Amateur Radio – Art Or Science ? (Part Three)

The Art of Amateur Radio by Ron Hashiro, AH6RH and the (Emergency Amateur Radio Club) Wireless Dispatch.

This is the last of three articles on the art of amateur radio. In the first article, we took a look at the essence of radio waves. Last month, we looked at the similarity of radio waves and light and looked at ways to use reflections to enhance VHF/UHF radio communications. This month, we examine refraction.

Refraction occurs when a wave passes through materials that vary the speed of propagation. In effect, materials with more or less “densities” will slow down or speed up the wave. This causes the wave front to bend or refract. We see this when light passes from air to glass or from air to water. When the light wave encounters a material that is more “dense” the wave will bend towards the side that first contacts the denser material. The dense material “slows down” that side of the wave, causing the direction of the wave to shift.

An everyday example of this is a magnifying glass. The thick center causes light traveling down the middle to slow for quite a bit before it resumes normal speed, while the light traveling near the edges slow down only for a moment. This causes the waves to bend and come together at a focus.

Radio waves also bend. Recall our discussion that water absorbs and affects radio waves? Variations in water vapor in the air can bend radio waves and plays an important part in a phenomenon called tropo duct openings.

Normally, air temperature continuously decreases as one goes higher in the atmosphere. Occasionally, a weather phenomenon called a temperature inversion occurs that traps a pocket of warm air at higher altitudes. The warm air is sandwiched between two layers of cooler air.

Since warm air can hold more moisture, it has more water vapor than the surrounding cooler, dry air. Radio signals travel slower in the warm, moist air than in the cooler air. This causes the cool air to bend or refract radio signals towards the warmer air. In effect, the two layers of cool air now form a wave guide.

If a strong temperature inversion forms between Hawaii and California, it will form a natural wave guide over 2,000 miles long. This happens occasionally during the summer months of June to August and may last for a few minutes to a few hours. It was especially prevalent during July 1994 when an extra strong high pressure system dumped cool dry air from above and a lack of trade winds caused strong inversions to form below, causing the tropo duct to open for several days.

Another example of bending radio wave called knife-edging occurs near the tops of mountains. If the mountain top has a sharp ridge, the radio wave will bend down as it passes the top of the ridge, away from its original direction. In this setting, an antenna with low gain and a higher angle of radiation would work better than a high gain, low angle antenna.

This effect is especially pronounced and observable along the Koolau ridge line, where the top is often only a couple of feet wide topped with only grass and no trees.
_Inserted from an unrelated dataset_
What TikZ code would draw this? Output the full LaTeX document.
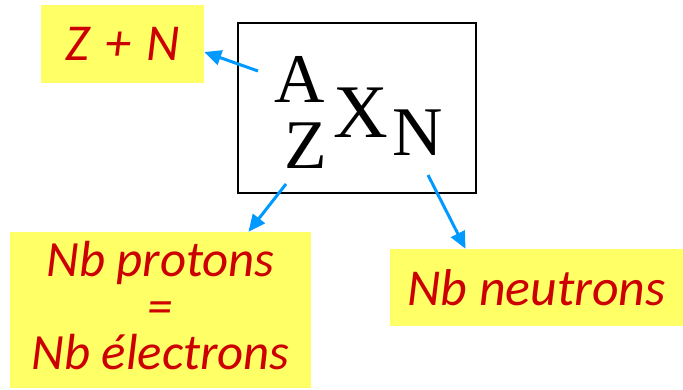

Vegetation such as trees and shrubs absorb the signal and ruin the effect. And a narrow ridge line would cause more of the signal to bend without impacting on a broad mountain top.

At the EARC meeting, Bob Hlivak, NH6XO brought out an interesting concept. An old-timer noted to Bob that trans-Koolau propagation is enhanced when there is good cloud cover and diminishes when skies are clear. Apparently, the clouds reflect the signal over the Koolau Mountains more than occurs through the knife-edging effect.

That evening, a quick test between myself and Bev Yuen, AH6NF showed the existence of radio paths that appeared to be enhanced by the complete cloud cover overhead. The signals could not otherwise be explained by the usual knife-edge model. This effect was observed that evening on VHF, and subsequently on UHF. Further tests are being conducted to further explore the concept.

The art of amateur radio seeks to explore and improve our knowledge of radio communications. This series of articles shows that amateur radio is an art built on science with practical applications. QSOs ranging from everyday contacts to critical emergency radio communications can be enhanced by leveraging basic knowledge of radio waves and creatively using any and all available opportunities that surround us in daily life.

I hope you’ll make time to exercise the art of amateur radio and explore the fun world of VHF and UHF simplex radio communications.